True, she did rule against white firefighters in New Haven, Conn., who challenged the constitutionality of throwing out test results after no blacks scored high enough to get promoted. But even Northwestern University law professor Martin Redish, a critic of the verdict, thinks it was "hardly an outrageous decision."
She has stressed that the "duty of a judge is to follow the law, not to question its plain terms." On the bench, she ruled against an abortion-rights group challenging President George W. Bush's ban on aid to foreign organizations that perform or promote abortions. She overturned a law banning a menorah display on public property. She agreed to admit evidence obtained by FBI agents acting in good faith on a search warrant that turned out to be defective.

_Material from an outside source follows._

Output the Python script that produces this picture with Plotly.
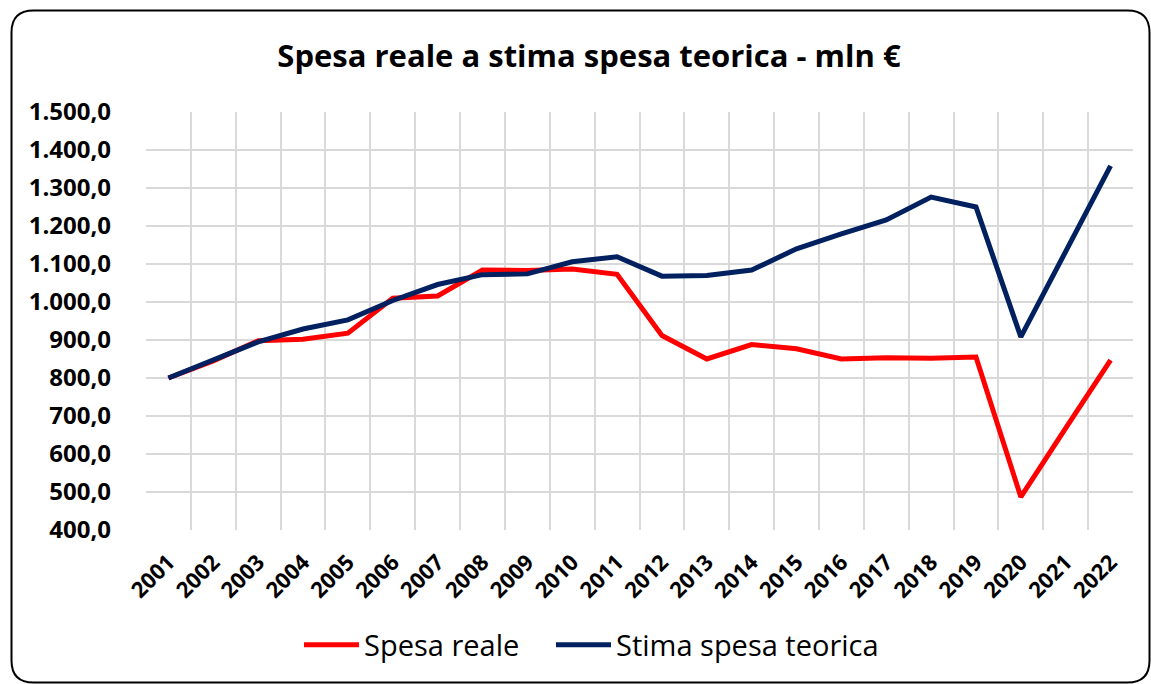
import plotly.graph_objects as go

anni = ["2001", "2002", "2003", "2004", "2005", "2006", "2007", "2008", "2009", "2010", "2011",
        "2012", "2013", "2014", "2015", "2016", "2017", "2018", "2019", "2020", "2021", "2022"]
spesa_reale = [800, 845, 898, 902, 918, 1010, 1016, 1084, 1083, 1087, 1073,
               912, 850, 888, 877, 850, 853, 852, 855, 487, 668, 847]
stima_teorica = [800, 847, 895, 929, 953, 1004, 1046, 1072, 1074, 1106, 1119,
                 1068, 1070, 1084, 1140, 1179, 1216, 1276, 1250, 908, 1133, 1358]
y_ticks = [400, 500, 600, 700, 800, 900, 1000, 1100, 1200, 1300, 1400, 1500]

W, H = 1151, 684
L, R, T, B = 146, 1133, 112, 530

def px(x):
    return (x - L) / (R - L)

def py(y):
    return (B - y) / (B - T)

fig = go.Figure()
fig.add_trace(go.Scatter(x=anni, y=spesa_reale, mode="lines", name="Spesa reale",
                         line=dict(color="#FF0000", width=5), legend="legend"))
fig.add_trace(go.Scatter(x=anni, y=stima_teorica, mode="lines", name="Stima spesa teorica",
                         line=dict(color="#002060", width=5), legend="legend2"))

# rounded chart border
x0, x1, y0, y1, r = 11.5, 1149.5, 10.5, 682.5, 22
path = (f"M {px(x0 + r)},{py(y0)} L {px(x1 - r)},{py(y0)} Q {px(x1)},{py(y0)} {px(x1)},{py(y0 + r)} "
        f"L {px(x1)},{py(y1 - r)} Q {px(x1)},{py(y1)} {px(x1 - r)},{py(y1)} "
        f"L {px(x0 + r)},{py(y1)} Q {px(x0)},{py(y1)} {px(x0)},{py(y1 - r)} "
        f"L {px(x0)},{py(y0 + r)} Q {px(x0)},{py(y0)} {px(x0 + r)},{py(y0)} Z")

legend_common = dict(orientation="h", xref="container", yref="container",
                     xanchor="left", y=1 - 645 / H, yanchor="middle",
                     font=dict(family="Open Sans", size=29, color="black"),
                     itemwidth=55, bgcolor="rgba(0,0,0,0)")

fig.update_layout(
    width=W, height=H,
    margin=dict(l=L, r=W - R, t=T, b=H - B, autoexpand=False),
    paper_bgcolor="white", plot_bgcolor="white",
    separators=",.",
    title=dict(text="<b>Spesa reale a stima spesa teorica - mln €</b>",
               x=589 / W, xref="container", xanchor="center",
               y=1 - 56 / H, yref="container", yanchor="middle",
               font=dict(family="Open Sans", size=31, color="black")),
    xaxis=dict(type="category", range=[-0.5, len(anni) - 0.5], tickson="boundaries",
               showgrid=True, gridcolor="#D9D9D9", gridwidth=2,
               showline=False, zeroline=False, ticks="", tickangle=-45,
               ticklabelstandoff=14, automargin=False,
               tickfont=dict(family="Open Sans", size=22, color="black", weight="bold")),
    yaxis=dict(range=[400, 1500], tickvals=y_ticks, tickformat=",.1f",
               showgrid=True, gridcolor="#D9D9D9", gridwidth=2,
               showline=False, zeroline=False, ticks="",
               ticklabelstandoff=34, automargin=False,
               tickfont=dict(family="Open Sans", size=24, color="black", weight="bold")),
    showlegend=True,
    legend=dict(x=299 / W, **legend_common),
    legend2=dict(x=551 / W, **legend_common),
    shapes=[dict(type="path", path=path, xref="paper", yref="paper",
                 line=dict(color="black", width=2), layer="above")],
)

fig.write_html("out.html", config={"displayModeBar": False},
               post_script="document.body.style.margin='0';")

Any of those, right or wrong, could be characterized as "conservative decisions." But the point is not that she's a closet conservative -- it's that ideology didn't seem to determine her decisions.
Some liberals are disappointed that Obama didn't choose a certifiably brilliant left-leaning thinker who could challenge the conservatives and moderates on the court. But Sotomayor appears to have ample intellectual heft for the job, and she may turn out to be influential in her own way.
The Senate has a responsibility to undertake a thorough examination of her record and her thinking. But for now, it looks as though her critics have a tough task ahead of them.